Solution: Always create new node instances:

if num_nodes == 1:
    return [TreeNode()]  # Creates a new node each time

# And in the combination loop:
for left_tree in left_subtrees:
    for right_tree in right_subtrees:
        # Always create a new root node
        root = TreeNode(0, left_tree, right_tree)
        result.append(root)

3. Incorrect Node Count Distribution

A subtle but common error is miscalculating how to distribute nodes between left subtree, right subtree, and root.

Pitfall Code:

for left_nodes in range(1, num_nodes, 2):  # Wrong upper bound
    right_nodes = num_nodes - left_nodes  # Forgot to account for root node

Why it's problematic: This doesn't account for the root node in the calculation. If you have n total nodes and allocate i to the left subtree, the right subtree should get n - 1 - i nodes (not n - i), because one node is used as the root.

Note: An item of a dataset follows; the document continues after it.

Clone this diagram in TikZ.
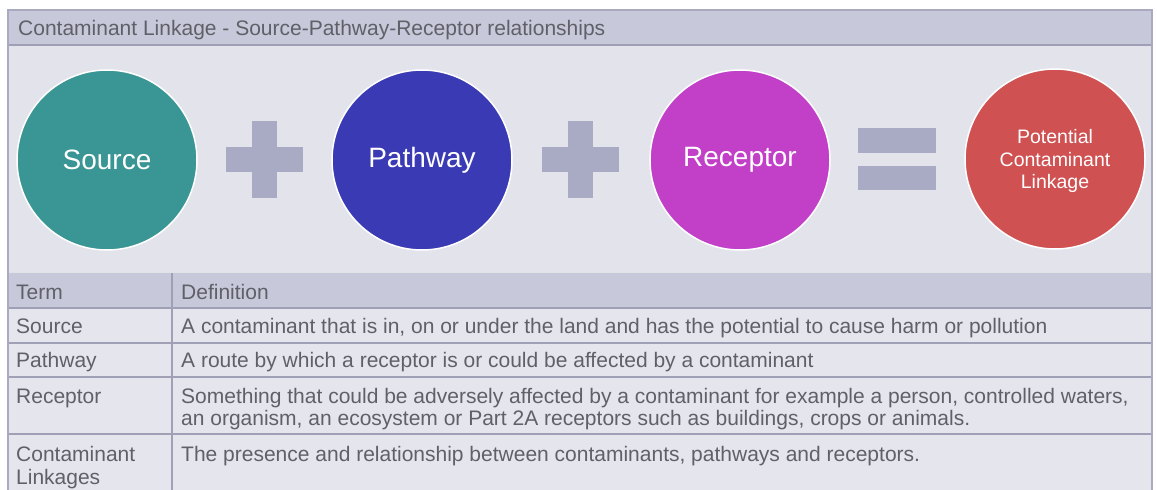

Solution: Correctly account for all nodes:

for left_nodes in range(1, num_nodes - 1, 2):  # Ensure at least 1 node for right
    right_nodes = num_nodes - 1 - left_nodes  # -1 accounts for the root node

4. Not Using Memoization or Using It Incorrectly

Without memoization, the solution recalculates the same subtree structures repeatedly, leading to exponential time complexity.

Pitfall Code:

def allPossibleFBT(self, n: int) -> List[Optional[TreeNode]]:
    # No memoization - recalculates same subtrees multiple times
    def generate_trees(num_nodes: int) -> List[Optional[TreeNode]]:
        # ... recursive logic without caching

Why it's problematic: For example, when generating trees with 7 nodes, generate_trees(3) might be called multiple times from different recursive paths, each time rebuilding the same structures from scratch.

Solution: Use @cache decorator or maintain a manual memoization dictionary:

@cache  # Automatically memoizes the function
def generate_trees(num_nodes: int) -> List[Optional[TreeNode]]:
    # ... recursive logic

Note: When using @cache with functions that return mutable objects (like tree nodes), be careful about modifying the returned trees, as they're shared across calls.